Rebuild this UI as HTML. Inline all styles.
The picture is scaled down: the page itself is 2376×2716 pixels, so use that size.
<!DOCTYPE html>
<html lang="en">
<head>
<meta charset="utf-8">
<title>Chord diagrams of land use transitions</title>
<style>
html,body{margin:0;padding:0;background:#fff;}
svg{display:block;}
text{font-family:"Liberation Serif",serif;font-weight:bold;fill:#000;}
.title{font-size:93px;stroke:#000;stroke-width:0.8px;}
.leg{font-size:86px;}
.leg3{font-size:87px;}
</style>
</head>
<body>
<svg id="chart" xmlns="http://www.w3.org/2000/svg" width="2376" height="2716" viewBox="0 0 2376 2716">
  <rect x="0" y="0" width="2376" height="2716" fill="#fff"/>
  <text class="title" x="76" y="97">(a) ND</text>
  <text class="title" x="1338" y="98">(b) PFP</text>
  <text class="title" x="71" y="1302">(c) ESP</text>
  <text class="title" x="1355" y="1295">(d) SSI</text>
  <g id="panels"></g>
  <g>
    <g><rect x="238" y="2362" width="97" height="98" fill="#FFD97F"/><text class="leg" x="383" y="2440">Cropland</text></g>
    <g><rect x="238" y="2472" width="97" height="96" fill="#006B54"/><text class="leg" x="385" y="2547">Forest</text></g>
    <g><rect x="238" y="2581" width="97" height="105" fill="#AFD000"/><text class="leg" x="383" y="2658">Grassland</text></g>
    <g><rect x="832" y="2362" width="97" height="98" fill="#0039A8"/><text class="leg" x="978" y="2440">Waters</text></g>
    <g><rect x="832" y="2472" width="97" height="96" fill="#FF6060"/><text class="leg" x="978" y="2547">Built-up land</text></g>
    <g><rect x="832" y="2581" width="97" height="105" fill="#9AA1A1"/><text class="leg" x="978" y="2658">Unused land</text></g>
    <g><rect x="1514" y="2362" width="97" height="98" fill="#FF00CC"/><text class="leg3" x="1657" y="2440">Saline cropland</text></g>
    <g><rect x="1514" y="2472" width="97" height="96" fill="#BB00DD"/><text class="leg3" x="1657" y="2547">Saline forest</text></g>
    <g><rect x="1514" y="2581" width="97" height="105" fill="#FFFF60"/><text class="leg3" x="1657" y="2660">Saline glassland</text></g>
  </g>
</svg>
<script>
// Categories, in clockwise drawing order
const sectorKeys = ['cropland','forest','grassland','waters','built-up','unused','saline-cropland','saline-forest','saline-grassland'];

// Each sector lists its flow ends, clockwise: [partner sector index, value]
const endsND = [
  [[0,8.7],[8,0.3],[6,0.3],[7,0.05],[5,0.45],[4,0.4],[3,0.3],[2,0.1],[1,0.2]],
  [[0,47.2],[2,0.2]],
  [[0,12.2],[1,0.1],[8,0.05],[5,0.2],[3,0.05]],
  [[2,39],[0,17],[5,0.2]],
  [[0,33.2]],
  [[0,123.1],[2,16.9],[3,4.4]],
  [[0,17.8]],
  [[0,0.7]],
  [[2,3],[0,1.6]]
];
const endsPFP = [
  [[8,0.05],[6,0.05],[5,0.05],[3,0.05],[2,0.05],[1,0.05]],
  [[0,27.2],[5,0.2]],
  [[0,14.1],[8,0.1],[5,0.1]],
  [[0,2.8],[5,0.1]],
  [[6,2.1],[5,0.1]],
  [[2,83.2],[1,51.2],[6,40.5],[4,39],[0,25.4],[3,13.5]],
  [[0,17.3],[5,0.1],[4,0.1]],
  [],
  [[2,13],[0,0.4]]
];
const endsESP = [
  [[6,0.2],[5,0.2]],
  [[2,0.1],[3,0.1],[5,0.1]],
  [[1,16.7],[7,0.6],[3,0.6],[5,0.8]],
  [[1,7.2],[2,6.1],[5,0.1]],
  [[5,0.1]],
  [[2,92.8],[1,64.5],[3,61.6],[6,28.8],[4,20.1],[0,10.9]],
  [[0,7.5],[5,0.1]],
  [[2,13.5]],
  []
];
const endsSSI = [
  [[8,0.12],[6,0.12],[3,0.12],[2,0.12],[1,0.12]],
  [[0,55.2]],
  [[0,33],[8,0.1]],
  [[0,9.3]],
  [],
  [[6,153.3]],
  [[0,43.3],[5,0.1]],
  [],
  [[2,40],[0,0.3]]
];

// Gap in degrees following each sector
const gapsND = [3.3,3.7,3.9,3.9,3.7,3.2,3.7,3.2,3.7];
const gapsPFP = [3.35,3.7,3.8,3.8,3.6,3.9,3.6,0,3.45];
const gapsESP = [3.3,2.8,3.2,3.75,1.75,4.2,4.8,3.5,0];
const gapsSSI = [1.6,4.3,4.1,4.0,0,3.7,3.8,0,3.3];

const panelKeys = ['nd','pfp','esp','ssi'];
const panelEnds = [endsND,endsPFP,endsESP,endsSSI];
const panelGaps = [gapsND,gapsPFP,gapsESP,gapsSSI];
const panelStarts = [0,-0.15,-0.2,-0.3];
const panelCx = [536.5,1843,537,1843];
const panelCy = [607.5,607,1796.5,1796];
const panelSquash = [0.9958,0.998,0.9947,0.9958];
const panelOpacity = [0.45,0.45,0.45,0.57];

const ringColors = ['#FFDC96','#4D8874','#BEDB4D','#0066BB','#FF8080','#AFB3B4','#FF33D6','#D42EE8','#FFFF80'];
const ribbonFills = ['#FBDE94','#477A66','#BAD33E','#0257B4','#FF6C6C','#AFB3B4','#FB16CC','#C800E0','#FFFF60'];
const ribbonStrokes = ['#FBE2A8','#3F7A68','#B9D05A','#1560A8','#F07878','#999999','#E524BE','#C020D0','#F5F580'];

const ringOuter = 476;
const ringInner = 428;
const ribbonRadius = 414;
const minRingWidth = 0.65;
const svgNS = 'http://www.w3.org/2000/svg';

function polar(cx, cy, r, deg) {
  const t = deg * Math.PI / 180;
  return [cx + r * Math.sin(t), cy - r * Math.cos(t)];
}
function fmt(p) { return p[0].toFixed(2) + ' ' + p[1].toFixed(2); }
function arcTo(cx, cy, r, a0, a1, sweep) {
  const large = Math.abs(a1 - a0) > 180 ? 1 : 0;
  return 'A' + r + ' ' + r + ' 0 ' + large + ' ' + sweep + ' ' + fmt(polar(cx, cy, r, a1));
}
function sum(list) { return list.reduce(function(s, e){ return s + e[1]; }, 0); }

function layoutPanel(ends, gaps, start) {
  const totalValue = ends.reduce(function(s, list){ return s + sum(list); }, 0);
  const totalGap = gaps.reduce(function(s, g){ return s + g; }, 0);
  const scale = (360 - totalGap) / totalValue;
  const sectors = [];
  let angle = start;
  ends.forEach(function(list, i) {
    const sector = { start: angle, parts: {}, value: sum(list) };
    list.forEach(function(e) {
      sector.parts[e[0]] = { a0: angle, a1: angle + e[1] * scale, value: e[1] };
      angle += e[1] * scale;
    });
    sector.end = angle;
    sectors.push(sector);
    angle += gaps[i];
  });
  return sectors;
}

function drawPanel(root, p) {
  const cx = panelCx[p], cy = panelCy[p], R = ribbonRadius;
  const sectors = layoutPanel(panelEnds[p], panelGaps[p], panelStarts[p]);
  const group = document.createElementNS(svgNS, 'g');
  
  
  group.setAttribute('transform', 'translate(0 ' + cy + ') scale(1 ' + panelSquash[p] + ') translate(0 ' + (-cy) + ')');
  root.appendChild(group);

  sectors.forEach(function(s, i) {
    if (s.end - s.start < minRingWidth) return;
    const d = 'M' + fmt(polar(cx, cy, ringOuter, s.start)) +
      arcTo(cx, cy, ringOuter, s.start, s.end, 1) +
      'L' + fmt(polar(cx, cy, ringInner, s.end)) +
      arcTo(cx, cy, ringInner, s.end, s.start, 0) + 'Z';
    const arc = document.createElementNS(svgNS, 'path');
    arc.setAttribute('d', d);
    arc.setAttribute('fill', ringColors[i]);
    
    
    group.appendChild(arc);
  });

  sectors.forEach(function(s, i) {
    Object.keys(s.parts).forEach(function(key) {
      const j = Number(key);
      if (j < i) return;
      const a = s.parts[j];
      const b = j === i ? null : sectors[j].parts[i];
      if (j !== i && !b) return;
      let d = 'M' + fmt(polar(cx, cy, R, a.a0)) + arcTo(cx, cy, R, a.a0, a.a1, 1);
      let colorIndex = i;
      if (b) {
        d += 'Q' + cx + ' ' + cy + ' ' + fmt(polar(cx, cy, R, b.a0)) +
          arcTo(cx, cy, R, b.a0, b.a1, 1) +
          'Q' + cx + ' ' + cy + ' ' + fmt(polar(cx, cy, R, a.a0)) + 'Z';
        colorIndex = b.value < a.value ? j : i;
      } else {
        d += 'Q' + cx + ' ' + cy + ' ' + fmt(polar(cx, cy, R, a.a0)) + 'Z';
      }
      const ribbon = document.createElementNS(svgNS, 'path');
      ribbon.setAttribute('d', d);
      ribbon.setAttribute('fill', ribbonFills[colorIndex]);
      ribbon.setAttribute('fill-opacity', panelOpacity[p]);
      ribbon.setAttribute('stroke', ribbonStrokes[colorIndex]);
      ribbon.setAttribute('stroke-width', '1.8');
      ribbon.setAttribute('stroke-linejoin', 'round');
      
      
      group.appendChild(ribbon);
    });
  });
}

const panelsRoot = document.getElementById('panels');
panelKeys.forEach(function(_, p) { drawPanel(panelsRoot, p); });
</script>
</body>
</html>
===
* AIM OF THE TASK
Identify every line holding the word "size" and copy it out.

* RESPONSE BELOW
The picture is scaled down: the page itself is 2376×2716 pixels, so use that size.
.title{font-size:93px;stroke:#000;stroke-width:0.8px;}
.leg{font-size:86px;}
.leg3{font-size:87px;}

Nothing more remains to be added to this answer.